Perché andammo in televisione.

Da tanti anni tutti stanno rimpiangendo gli anni in cui la televisione nazionale dedicava al nostro campionato una trasmissione tutta sua, nella quale si mandava in onda settimanalmente una ampia sintesi della gara del giorno oltre gli high lights delle altre partite della giornata. Tutti pensano che fu grazie a quella trasmissione che il football visse un vero e proprio boom negli anni ’80, ma questa analisi è sbagliata e fuorviante. Oggi molti pensano che andare per televisione sia di per sé stesso la soluzione ai nostri problemi, senza rendersi conto di quanto dicono. Sono anni che la TV trasmette il wrestling, eppure mai mi sognerei di praticarlo e neanche ho conosciuto gente che non vedesse l’ora di farlo. Dunque non è la televisione che attrae, ma è lo sport di per sé stesso che attirava allora e non lo fa più oggi, o meglio non lo fa più in tutti quei casi in cui non si vede più la passione, ma semplicemente uno scimmiottare il calcio. Quando la televisione decise di interessarsi al football americano, le squadre si allenavano molto, ai giocatori brillavano gli occhi quando ne parlavano e gli stadi piano, piano cominciavano a riempirsi.

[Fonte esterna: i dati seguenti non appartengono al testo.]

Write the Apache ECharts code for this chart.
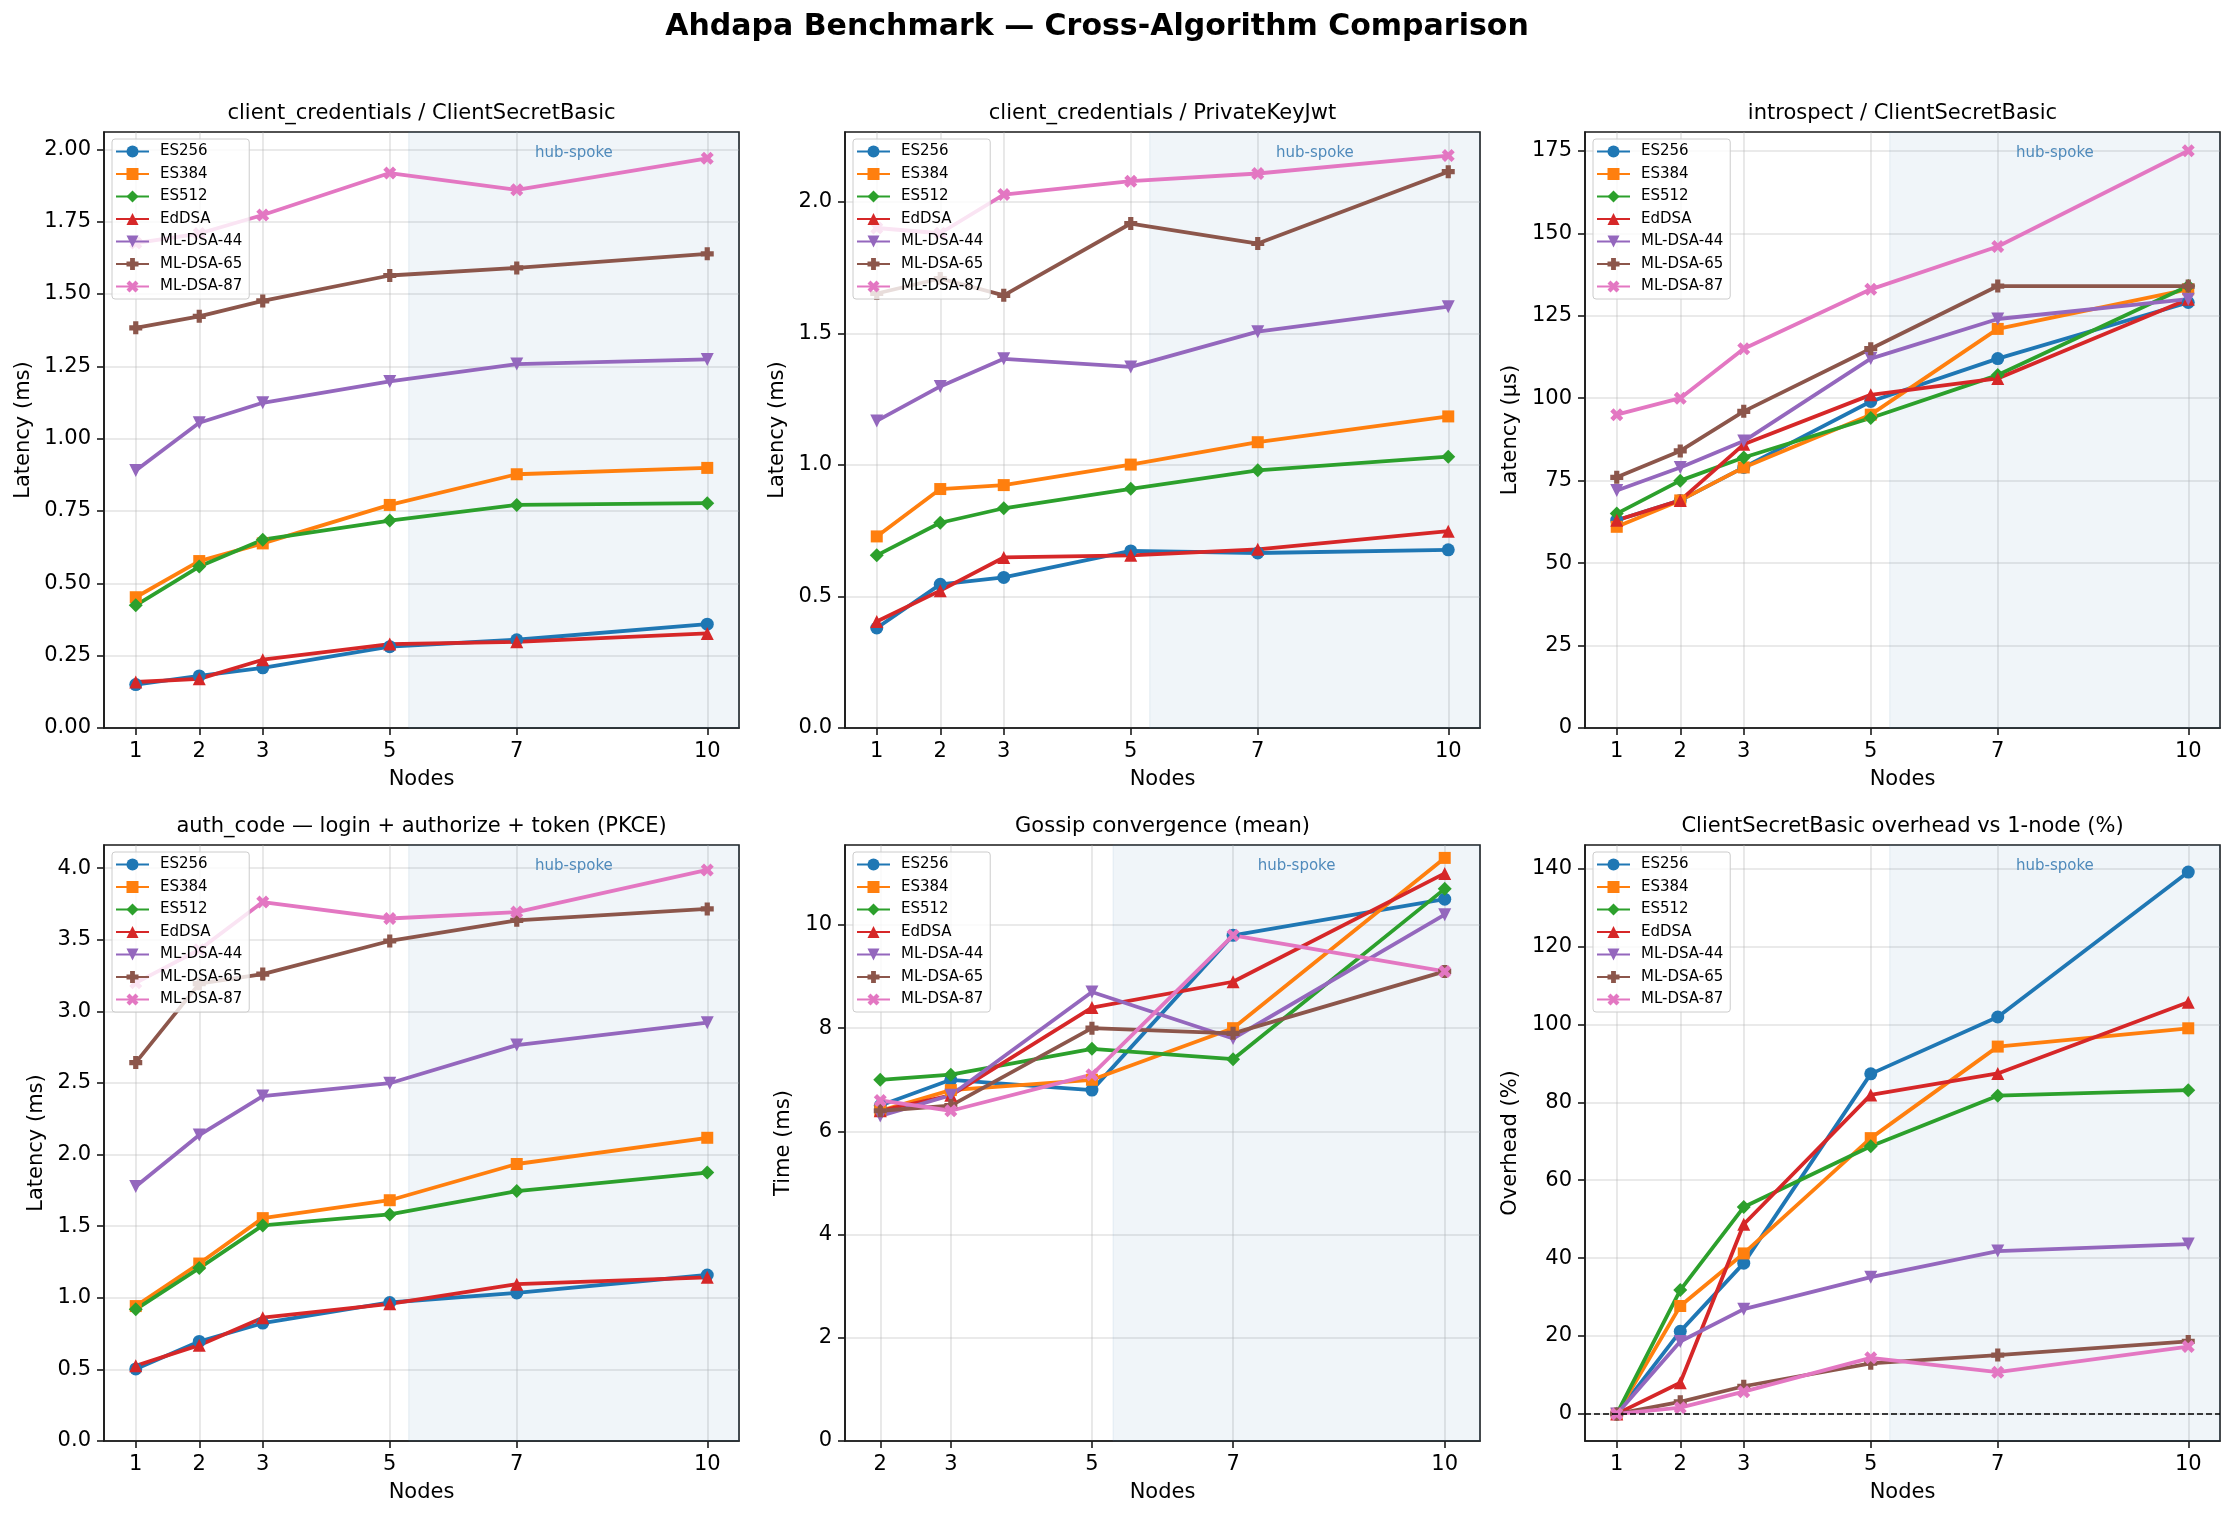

Tremila persona al Giuriati altrettante se non di più alla Lunetta Gamberini, stessa cosa a Torino, da molte parti d’Italia tanti ragazzi scrivevano in AIFA. Scrivevano con carta e penna in Associazione, perfino attaccando un francobollo, per chiedere come fare per fondare una squadra e dove ce fosse una vicina a loro ed i giocatori erano tantissimi. Non se ne interessò solo la televisione, editori importanti capirono per tempo il fenomeno e le edicole avevano tante richieste di giornali e riviste che parlassero del nostro football. Ben quattro tra settimanali e mensili vennero editati ed andavano letteralmente a ruba e spesso esaurite. Non fummo noi a cercarle, furono loro ad interessarsi al fenomeno football, ma noi

eravamo portatori di valori nuovi, diversi. Eravamo invitati dappertutto proprio perché incarnavamo una novità nel panorama sportivo. Dirigenti lungimiranti gestirono quel fenomeno capendo che il boom non sarebbe durato in eterno. Cercarono di ricordarsi che i giocatori dovevano giocare ed i dirigenti dovevano dirigere, per cui salvaguardare ciò che di bello e nuovo stavamo portando avanti. Capendo le difficoltà del pubblico nel capire questo nuovo sport bloccarono il cambio di regole per tre anni, per esempio, così da permettergli di capire bene le regole. Obbligarono tutte le squadre ad avere un speaker che spiegasse il gioco agli spettatori neofiti e si assicuravano che chi prendesse parte ai campionati fosse in grado di farlo, sia per organizzazione, sia per capacità tecniche, consapevoli che ad ogni partita oltre alle squadre in campo, c’è anche il pubblico al quale bisogna garantire uno spettacolo divertente e le partite sono divertenti se sono più o meno equilibrate. Non a caso allora ci si affidava ai giocatori italiani e non fu certo un caso che erano gli anni in cui si vincevano gli Europei. Ora non si ha pazienza, si va alla ricerca dei numeri a qualsiasi costo, ci si riempie la bocca con il numero delle squadre iscritte, incuranti se molte di queste squadre non sono in grado di giocare, l’importante è dire che siamo tanti. No, non siamo tanti e purtroppo saremo sempre meno, perché se i ragazzi non vedono progetti, se il campionato dura cinque mesi per fare otto partite e spesso molte di queste partite valgono meno di un cattivo allenamento, sempre di più andranno verso altri sport. Nel football eravamo abituati a fare tutto, presidenti che segnavano il campo e così via, oggi molti dirigenti pensano che basta pagare per risolvere i problemi, così in molte regioni non ci sono arbitri ma ci sono otto squadre, poi li senti parlare e dicono che farebbero di tutto per il football, di tutto meno che adoperarsi per trovare due arbitri a squadra. Vedo troppe persone impegnate a scegliere il giubbotto più bello o la divisa più simile a quelle della NFL, ma purtroppo vedo poca gente impegnata a studiare i fondamentali o ad andare a vedere le altre squadre per imparare dagli altri. Il football non è uno sport per tutti e voler permettere a tutti di giocare a football non può che avere il risultato di snaturare lo sport più bello del mondo.